In a recent episode of Brooks Jensen's Lenswork podcast, titled Inspiration Comes from Everywhere, he reads a passage by James T. Farrell, author of the Studs Lonigan Trilogy. The passage, written by the author and discussing his subject, Mr. Lonigan, was about writing. Brooks points out that this passage could've been written directly to us photographers, or anyone working in an artistic/literary field that involves facing ambitions, setbacks and challenges on a daily basis. Farrell writes:  

 

“To be a young man with literary aspirations is not to be particularly happy. At first, the desire to write is more strong than is a clear perception of what one wants to write and how one will write it. There are surprising oscillations of mood. One moment the young writer is energetic and hopeful. The next he is catapulted into a fit of despair, his faith in himself infirm, his self-confidence shattered and broken, his view of the future one in which he sees self-sacrifice ending only in dismal failure. There are times when he cannot look his friends in the eye. There are moments when he feels himself to be set against the opposition of the entire world. There are occasions when he turns a caustic wit, a brutal sarcasm, and a savage arrogance on others only because he is defending himself from himself. Suddenly he will be devastated by an image of himself in which he sees a nobody who has had the temerity and egotism to want to call himself a writer. He measures himself, with his few unpublished manuscripts, against the accomplishments of great writers, and his ambition suddenly seems like insanity. Even though he is not particularly conscious of clothes, there are periods when he gazes upon his own shabbiness-his unshined shoes, his worn and unpressed shiny suit, his frayed overcoat, his uncut hair-and he sees these as a badge of his own miserable mediocrity. A sense of failure dogs his steps. Living with himself becomes almost unendurable.
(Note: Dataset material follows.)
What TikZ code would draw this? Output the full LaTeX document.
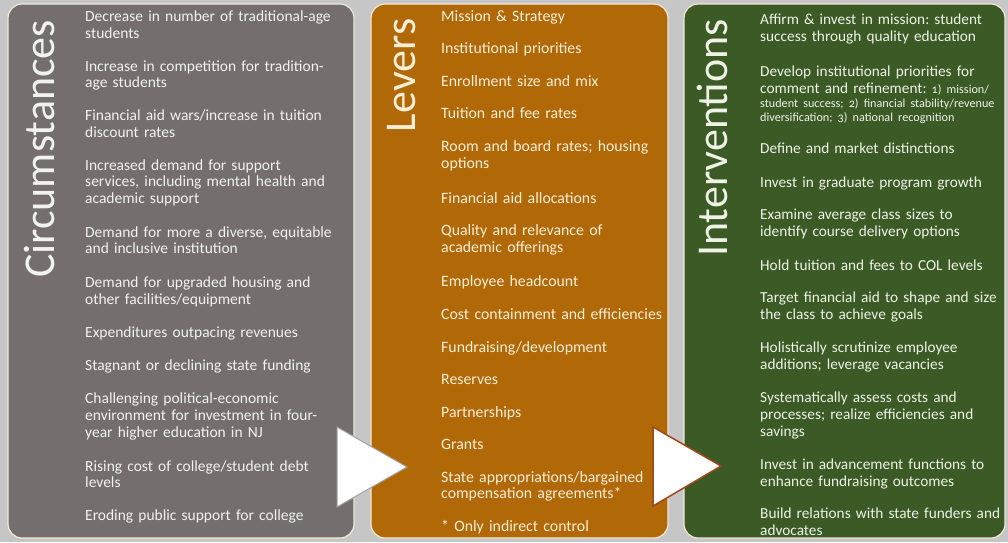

Writing is one of the cruelest of professions. The sense of possible failure in a literary career can torment one pitilessly. And failure in a literary career cannot be measured in dollars and cents. Poverty and the struggle for bread are not the only features of a literary career that can make it so cruel. There is the self-imposed loneliness. There is the endless struggle to perceive freshly and clearly, to realize and re-create on paper a sense of life. There is more than economic competition involved. The writer feels frequently that he is competing with time and with life itself. His hopes will sometimes ride high. His ambitions will soar until they become so grandiose that they cannot be realized within the space of a single lifetime. The world opens up before the young writer as a grand and glorious adventure in feeling and in understanding. Nothing human is unimportant to him. Everything he sees is germane to his purpose. Every word that he hears uttered is of potential use to him. Every mood, every passing fancy, every trivial thought can have its meaning and its place in the store of experience he is accumulating. The opportunities for assimilation are enormous, endless. And there is only one single short life of struggle in which to assimilate. A melancholy sense of time becomes a torment. One’s whole spirit rebels against a truism that all men must realize, because it applies to all men. One seethes in rebellion against the realization that the human being must accept limitations, that he can develop in one line of effort only at the cost of making many sacrifices in other lines. Time becomes for the writer the most precious good in all the world. And how often will he not feel that he is squandering this precious good? His life then seems like a sieve through which his days are filtering, leaving behind only a few, a very few, miserable grains of experience. If he is wasting time today, what assurance can he give himself that he will not be doing likewise tomorrow? He is struggling with himself to attain self-discipline. He weighs every failure in his struggle. He begins to find a sense of death-death before he has fulfilled any of his potentialities-like a dark shadow cast constantly close to his awareness."